Search the data for the word "TypeScript" and copy every line where it occurs.

(Source code of charts):
-.-.-

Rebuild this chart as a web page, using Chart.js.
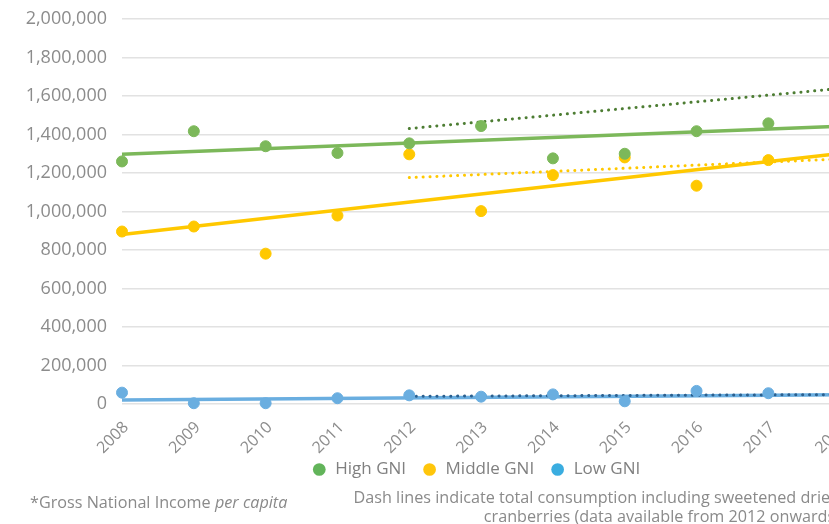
<!DOCTYPE html>
<html>
<head>
<meta charset="utf-8">
<script src="https://cdn.jsdelivr.net/npm/chart.js@4/dist/chart.umd.min.js"></script>
<style>
  body { margin: 0; overflow: hidden; background: #fff; font-family: "Open Sans", sans-serif; }
  #wrap { position: relative; width: 960px; height: 524px; }
  .note { position: absolute; color: #8a8a8a; font-size: 16.2px; line-height: 19px; white-space: nowrap; }
</style>
</head>
<body>
<div id="wrap">
  <canvas id="myChart" width="960" height="499"></canvas>
  <div class="note" style="left:30px; top:493px;">*Gross National Income <i>per capita</i></div>
  <div class="note" style="right:120px; top:488px; text-align:right;">Dash lines indicate total consumption including sweetened dried<br>cranberries (data available from 2012 onwards)</div>
</div>
<script>
const years = [2008, 2009, 2010, 2011, 2012, 2013, 2014, 2015, 2016, 2017];
const highGni = [1260000, 1417000, 1339000, 1304000, 1354000, 1444000, 1276000, 1300000, 1417000, 1458000];
const middleGni = [896000, 922000, 781000, 979000, 1297000, 1002000, 1189000, 1281000, 1134000, 1267000];
const lowGni = [59000, 4000, 4000, 30000, 45000, 38000, 50000, 14000, 68000, 56000];

// trend lines (read at their end points)
const trendYears = [2008, 2018];
const highTrend = [1297000, 1443000];
const middleTrend = [880000, 1301000];
const lowTrend = [21000, 48000];
const totalYears = [2012, 2018];
const highTotalTrend = [1431000, 1639000];
const middleTotalTrend = [1176000, 1273000];
const lowTotalTrend = [40000, 49000];

const legendColors = ['#62b45a', '#ffc60b', '#3aade0'];

function pts(xs, ys) {
    return xs.map((x, i) => ({ x: x, y: ys[i] }));
}

function dots(label, values, color) {
    return {
        label: label,
        data: pts(years, values),
        backgroundColor: color,
        borderColor: color,
        pointRadius: 5.5,
        pointHoverRadius: 5.5,
        showLine: false,
        clip: false,
        order: 0
    };
}

function trend(xs, values, color, width, dash) {
    return {
        label: '',
        data: pts(xs, values),
        borderColor: color,
        backgroundColor: color,
        borderWidth: width,
        borderDash: dash || [],
        borderCapStyle: dash ? 'round' : 'butt',
        pointRadius: 0,
        showLine: true,
        clip: false,
        order: dash ? 1 : 2
    };
}

// nudge the legend closer to the axis labels
const legendShift = {
    id: 'legendShift',
    afterLayout(chart) {
        const lg = chart.legend;
        lg.top -= 9; lg.bottom -= 9;
        lg.left += 20; lg.right += 20;
    }
};

const ctx = document.getElementById('myChart').getContext('2d');
const myChart = new Chart(ctx, {
    type: 'scatter',
    data: {
        datasets: [
            dots('High GNI', highGni, '#7cb85a'),
            dots('Middle GNI', middleGni, '#ffc800'),
            dots('Low GNI', lowGni, '#6aaee0'),
            trend(trendYears, highTrend, '#7cb85a', 3.5),
            trend(trendYears, middleTrend, '#ffc800', 3.5),
            trend(trendYears, lowTrend, '#6aaee0', 3.5),
            trend(totalYears, highTotalTrend, '#4d7d33', 3, [0.1, 6.8]),
            trend(totalYears, middleTotalTrend, '#ffc800', 3, [0.1, 6.8]),
            trend(totalYears, lowTotalTrend, '#2b5f8e', 3, [0.1, 6.8])
        ]
    },
    plugins: [legendShift],
    options: {
        responsive: false,
        animation: false,
        layout: { padding: { top: 19, right: 48, bottom: 2, left: 0 } },
        scales: {
            x: {
                type: 'linear',
                min: 2008,
                max: 2019,
                grid: { display: false },
                border: { display: false },
                ticks: {
                    stepSize: 1,
                    maxRotation: 45,
                    minRotation: 45,
                    padding: 6,
                    labelOffset: 4,
                    color: '#8c8c8c',
                    font: { family: 'Open Sans', size: 16 },
                    callback: v => String(v)
                },
                afterFit: s => { s.height = 50; }
            },
            y: {
                min: 0,
                max: 2000000,
                grid: { color: '#e2e2e2', lineWidth: 1.5, drawTicks: true, tickLength: 15, tickColor: 'rgba(0,0,0,0)' },
                border: { display: false },
                ticks: {
                    stepSize: 200000,
                    padding: 0,
                    color: '#8c8c8c',
                    font: { family: 'Open Sans', size: 18 },
                    callback: v => v.toLocaleString('en-US')
                },
                afterFit: s => { s.width = 122; }
            }
        },
        plugins: {
            tooltip: { enabled: false },
            legend: {
                position: 'bottom',
                labels: {
                    usePointStyle: true,
                    boxWidth: 15,
                    boxHeight: 9,
                    padding: 16,
                    color: '#808080',
                    font: { family: 'Open Sans', size: 17 },
                    filter: item => item.datasetIndex < 3,
                    generateLabels: chart => chart.data.datasets.map((ds, i) => ({
                        text: ds.label,
                        fillStyle: legendColors[i] || ds.borderColor,
                        strokeStyle: legendColors[i] || ds.borderColor,
                        lineWidth: 0,
                        pointStyle: 'circle',
                        fontColor: '#808080',
                        datasetIndex: i
                    }))
                }
            }
        }
    }
});
</script>
</body>
</html>
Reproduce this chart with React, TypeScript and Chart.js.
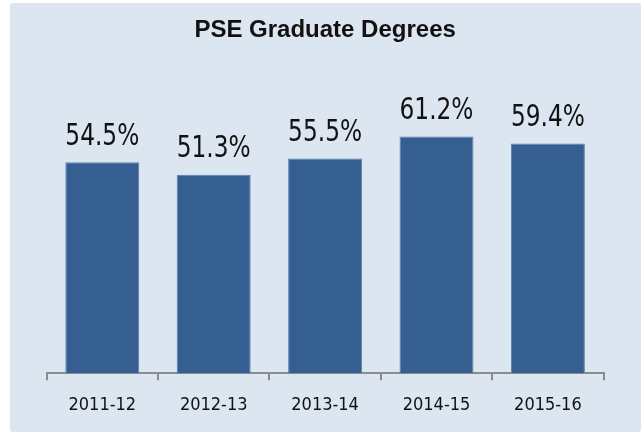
import React, { useEffect, useRef } from "react";
import { Chart, registerables } from "chart.js";

Chart.register(...registerables);

const categories: string[] = ["2011-12", "2012-13", "2013-14", "2014-15", "2015-16"];
const values: number[] = [54.5, 51.3, 55.5, 61.2, 59.4];
const titleText = "PSE Graduate Degrees";

const narrow = '"DejaVu Sans Condensed", "Liberation Sans Narrow", sans-serif';

const valueLabels = {
  id: "valueLabels",
  afterDatasetsDraw(chart: any) {
    const ctx = chart.ctx;
    const meta = chart.getDatasetMeta(0);
    const sx = 0.835;
    ctx.save();
    ctx.fillStyle = "#111111";
    ctx.font = `31px ${narrow}`;
    ctx.textAlign = "center";
    ctx.textBaseline = "alphabetic";
    meta.data.forEach((bar: any, i: number) => {
      ctx.save();
      ctx.translate(bar.x, bar.y - 17.5);
      ctx.scale(sx, 1);
      ctx.fillText(values[i].toFixed(1) + "%", 0, 0);
      ctx.restore();
    });
    ctx.restore();
  },
};

export default function App() {
  const ref = useRef<HTMLCanvasElement>(null);
  useEffect(() => {
    if (!ref.current) return;
    const chart = new Chart(ref.current, {
      type: "bar",
      data: {
        labels: categories,
        datasets: [
          {
            data: values,
            backgroundColor: "#365f91",
            borderColor: "#5a80b0",
            borderWidth: 1,
            categoryPercentage: 1,
            barPercentage: 0.664,
          },
        ],
      },
      options: {
        responsive: false,
        animation: false,
        layout: { padding: { left: 36.6, right: 37.4, top: 0, bottom: 0.6 } },
        plugins: {
          legend: { display: false },
          tooltip: { enabled: false },
          title: {
            display: true,
            text: titleText,
            color: "#111111",
            font: { family: '"Liberation Sans", Arial, sans-serif', size: 24, weight: "bold" },
            padding: { top: 12.6, bottom: 58 },
          },
        },
        scales: {
          x: {
            grid: {
              display: true,
              drawOnChartArea: false,
              drawTicks: true,
              tickLength: 7,
              color: "#8c8c8c",
              lineWidth: 2,
            },
            border: { display: true, color: "#8c8c8c", width: 2 },
            ticks: {
              color: "#111111",
              font: { family: narrow, size: 18 },
              padding: 14.8,
              maxRotation: 0,
            },
          },
          y: {
            display: false,
            min: 0,
            max: 70,
          },
        },
      },
      plugins: [valueLabels],
    });
    return () => chart.destroy();
  }, []);

  return (
    <div
      style={{
        position: "absolute",
        left: 10,
        top: 3,
        width: 631,
        height: 429,
        background: "#dce6f1",
        borderRadius: 3,
      }}
    >
      <canvas ref={ref} width={631} height={429} style={{ display: "block" }} />
    </div>
  );
}
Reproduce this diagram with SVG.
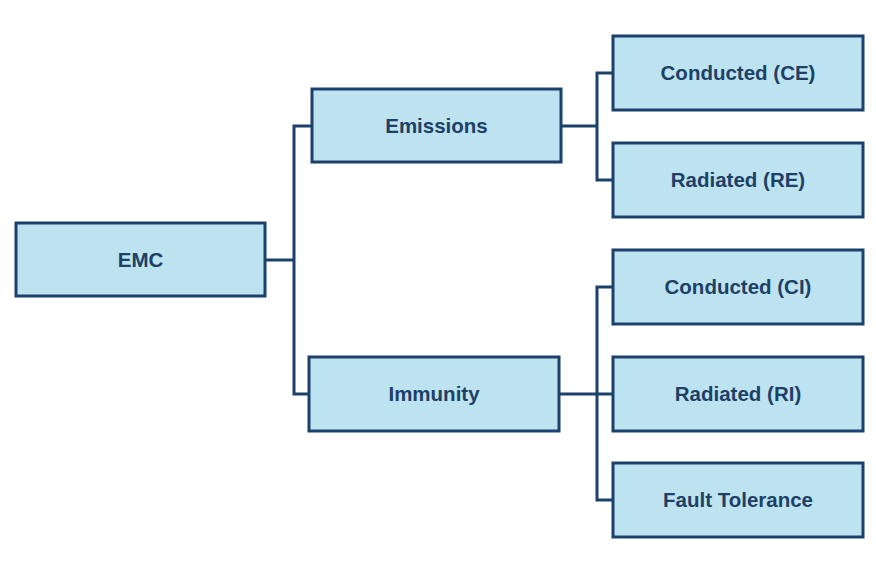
<svg xmlns="http://www.w3.org/2000/svg" width="876" height="561" viewBox="0 0 876 561">
<style>
.box{fill:#bde3f0;stroke:#1b416c;stroke-width:3}
.lbl{font-family:"Liberation Sans",Arial,sans-serif;font-weight:bold;font-size:20.5px;fill:#1e3f66;text-anchor:middle}
.conn{fill:none;stroke:#1b416c;stroke-width:3}
</style>
<rect width="876" height="561" fill="#ffffff"/>
<g id="connectors">
<path class="conn" d="M265,260 H294 M312,126 H294 V394 H309"/>
<path class="conn" d="M561,126 H597 M613,73 H597 V180 H613"/>
<path class="conn" d="M559,394 H613 M613,287 H597 V500 H613"/>
</g>
<g id="emc"><rect class="box" x="16" y="223" width="249" height="73"/><text class="lbl" x="140.5" y="267">EMC</text></g>
<g id="emissions"><rect class="box" x="312" y="89" width="249" height="73"/><text class="lbl" x="436.5" y="133">Emissions</text></g>
<g id="immunity"><rect class="box" x="309" y="357" width="250" height="74"/><text class="lbl" x="434" y="401">Immunity</text></g>
<g id="ce"><rect class="box" x="613" y="36" width="250" height="74"/><text class="lbl" x="738" y="80">Conducted (CE)</text></g>
<g id="re"><rect class="box" x="613" y="143" width="250" height="74"/><text class="lbl" x="738" y="187">Radiated (RE)</text></g>
<g id="ci"><rect class="box" x="613" y="250" width="250" height="74"/><text class="lbl" x="738" y="294">Conducted (CI)</text></g>
<g id="ri"><rect class="box" x="613" y="357" width="250" height="74"/><text class="lbl" x="738" y="401">Radiated (RI)</text></g>
<g id="ft"><rect class="box" x="613" y="463" width="250" height="74"/><text class="lbl" x="738" y="507">Fault Tolerance</text></g>
</svg>
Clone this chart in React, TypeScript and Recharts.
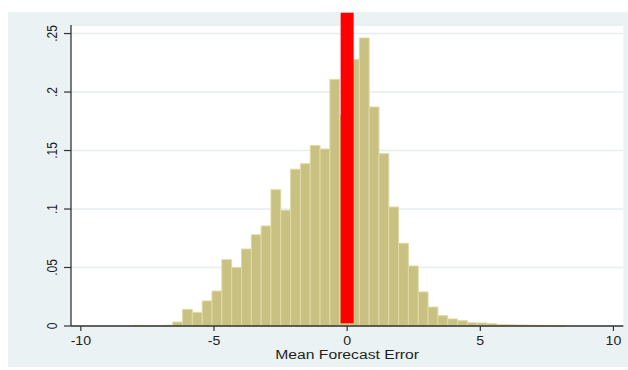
import React from 'react';
import {
  ComposedChart,
  XAxis,
  YAxis,
  CartesianGrid,
  ReferenceArea,
  ReferenceLine,
  Line,
} from 'recharts';

// Histogram of mean forecast errors (density scale)
const binStart = -8.025;
const binWidth = 0.3688;
const density = [
  0.0006, 0.0004, 0.0004, 0.0006, 0.0034, 0.0142, 0.0117, 0.0214, 0.0299, 0.0567,
  0.05, 0.0658, 0.078, 0.0855, 0.1165, 0.099, 0.134, 0.1387, 0.1544, 0.1513,
  0.2108, 0.18, 0.2279, 0.2462, 0.1872, 0.1473, 0.1017, 0.0707, 0.0513, 0.0291,
  0.0162, 0.0088, 0.006, 0.0045, 0.0028, 0.0026, 0.002, 0.0012, 0.001, 0.0008,
  0.0007, 0.0006, 0.0005, 0.0004,
];

const xTicks = [-10, -5, 0, 5, 10];
const yTicks = [0, 0.05, 0.1, 0.15, 0.2, 0.25];
const yTickLabels = ['0', '.05', '.1', '.15', '.2', '.25'];
const xTitle = 'Mean Forecast Error';

// vertical marker at zero error
const markerX = 0;
const markerSpan = [0.0023, 0.2678];

const xDomain = [-10.37, 10.37];
const yDomain = [0, 0.2573];

const bins = density.map((d, i) => ({
  start: binStart + i * binWidth,
  end: binStart + (i + 1) * binWidth,
  mid: binStart + (i + 0.5) * binWidth,
  density: d,
}));

const FONT = '"Liberation Sans", Arial, Helvetica, sans-serif';
const STRETCH = 1.18;
const TEXT = '#1e1e1e';
const BG = '#EAF2F3';
const BAR_FILL = '#C9C181';
const BAR_EDGE = '#DFD9A6';
const AXIS = '#333333';

const XTick = (props: any) => {
  const { x, y, payload } = props;
  return (
    <text
      transform={`translate(${x},${y + 14.3}) scale(${STRETCH},1)`}
      textAnchor="middle"
      fontFamily={FONT}
      fontSize={12}
      fill={TEXT}
    >
      {String(payload.value)}
    </text>
  );
};

const YTick = (props: any) => {
  const { x, y, payload } = props;
  const idx = yTicks.indexOf(payload.value);
  const label = idx >= 0 ? yTickLabels[idx] : String(payload.value);
  return (
    <text
      transform={`translate(${x - 7.3},${y}) scale(${STRETCH},1) rotate(-90)`}
      textAnchor="middle"
      fontFamily={FONT}
      fontSize={12}
      fill={TEXT}
    >
      {label}
    </text>
  );
};

const AxisTitle = (props: any) => {
  const vb = props.viewBox || {};
  const cx = (vb.x ?? 0) + (vb.width ?? 0) / 2;
  const by = (vb.y ?? 0) + 33.2;
  return (
    <text
      transform={`translate(${cx},${by}) scale(${STRETCH},1)`}
      textAnchor="middle"
      fontFamily={FONT}
      fontSize={13.3}
      fill={TEXT}
    >
      {xTitle}
    </text>
  );
};

export default function App() {
  return (
    <div style={{ position: 'fixed', left: 8, top: 12 }}>
      <ComposedChart
        width={620}
        height={355}
        data={bins}
        margin={{ top: 13, right: 4.7, bottom: 0, left: 0 }}
        style={{ background: BG }}
      >
        <CartesianGrid
          vertical={false}
          horizontal
          fill="#FFFFFF"
          stroke="#E6EEF0"
          strokeWidth={1.5}
        />
        <XAxis
          dataKey="mid"
          type="number"
          domain={xDomain}
          ticks={xTicks}
          interval={0}
          allowDataOverflow
          height={41}
          tickSize={5}
          tickMargin={0}
          axisLine={{ stroke: AXIS, strokeWidth: 1.3 }}
          tickLine={{ stroke: AXIS, strokeWidth: 1.2 }}
          tick={<XTick />}
          label={<AxisTitle />}
        />
        <YAxis
          type="number"
          domain={yDomain}
          ticks={yTicks}
          interval={0}
          allowDataOverflow
          width={63}
          tickSize={7}
          tickMargin={0}
          axisLine={{ stroke: AXIS, strokeWidth: 1.3 }}
          tickLine={{ stroke: AXIS, strokeWidth: 1.2 }}
          tick={<YTick />}
        />
        {bins.map((b, i) => (
          <ReferenceArea
            key={i}
            x1={b.start}
            x2={b.end}
            y1={0}
            y2={b.density}
            fill={BAR_FILL}
            fillOpacity={1}
            stroke={BAR_EDGE}
            strokeWidth={1}
            ifOverflow="visible"
          />
        ))}
        <Line
          dataKey="density"
          stroke="none"
          dot={false}
          activeDot={false}
          legendType="none"
          isAnimationActive={false}
        />
        <ReferenceLine
          segment={[
            { x: markerX, y: markerSpan[0] },
            { x: markerX, y: markerSpan[1] },
          ]}
          stroke="#FF0000"
          strokeWidth={13}
          ifOverflow="visible"
        />
      </ComposedChart>
    </div>
  );
}
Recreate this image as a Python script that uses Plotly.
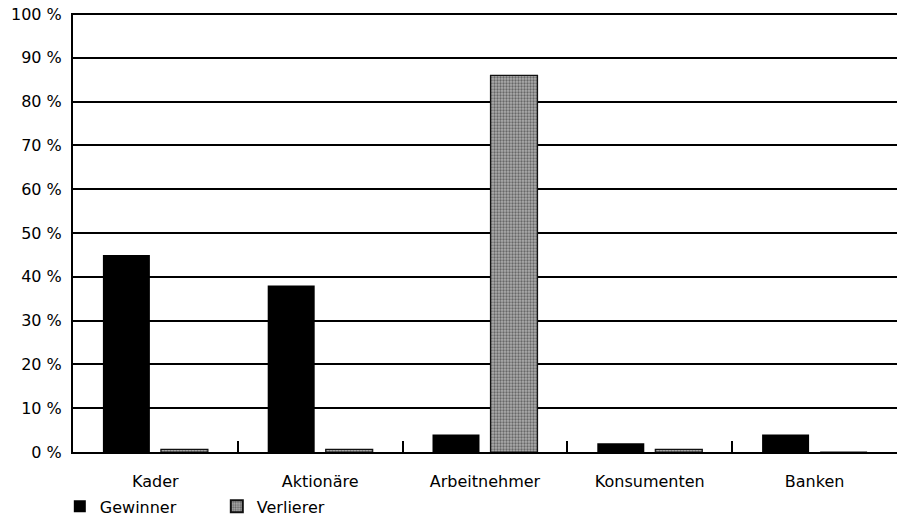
import plotly.graph_objects as go

categories = ["Kader", "Aktionäre", "Arbeitnehmer", "Konsumenten", "Banken"]
gewinner = [45, 38, 4, 2, 4]
verlierer = [0.6, 0.6, 86, 0.6, 0]
y_ticks = [0, 10, 20, 30, 40, 50, 60, 70, 80, 90, 100]

FONT = "DejaVu Sans"
TXT = "#000000"

fig = go.Figure()
fig.add_trace(go.Bar(
    name="Gewinner", x=categories, y=gewinner,
    marker=dict(color="#000000", line=dict(width=0)),
))
fig.add_trace(go.Bar(
    name="Verlierer", x=categories, y=verlierer,
    marker=dict(color="#a0a0a0", line=dict(color="#111111", width=1.2),
                pattern=dict(shape=".", fgcolor="#222222", bgcolor="#acacac",
                             size=3, solidity=0.45)),
))

fig.update_layout(
    width=905, height=516,
    margin=dict(l=73, r=8, t=13, b=64, autoexpand=False),
    paper_bgcolor="white", plot_bgcolor="white",
    barmode="group", bargap=0.296, bargroupgap=0.19,
    font=dict(family=FONT, size=16, color=TXT),
    showlegend=True,
    legend=dict(orientation="h", x=-0.016, xanchor="left", y=-0.124, yanchor="middle",
                font=dict(family=FONT, size=16, color=TXT),
                entrywidth=112, entrywidthmode="pixels", itemsizing="constant",
                bgcolor="rgba(0,0,0,0)"),
    xaxis=dict(
        automargin=False,
        showline=True, linecolor="black", linewidth=2,
        ticks="inside", tickson="boundaries", ticklen=11, tickcolor="black", tickwidth=2,
        ticklabelstandoff=14, showgrid=False,
        tickfont=dict(family=FONT, size=16, color=TXT),
    ),
    yaxis=dict(
        automargin=False,
        range=[0, 100.25], tickvals=y_ticks, ticktext=[f"{v} %" for v in y_ticks],
        showgrid=True, gridcolor="black", gridwidth=1.6,
        showline=True, linecolor="black", linewidth=2,
        ticks="", ticklabelstandoff=6, zeroline=False,
        tickfont=dict(family=FONT, size=16, color=TXT),
    ),
)

fig.write_html("out.html", config={"displayModeBar": False},
               post_script="document.body.style.margin='0';")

-.-.-

(Full response):
Reproduce this chart with React, TypeScript and Chart.js.
Clone this chart in React, TypeScript and Recharts.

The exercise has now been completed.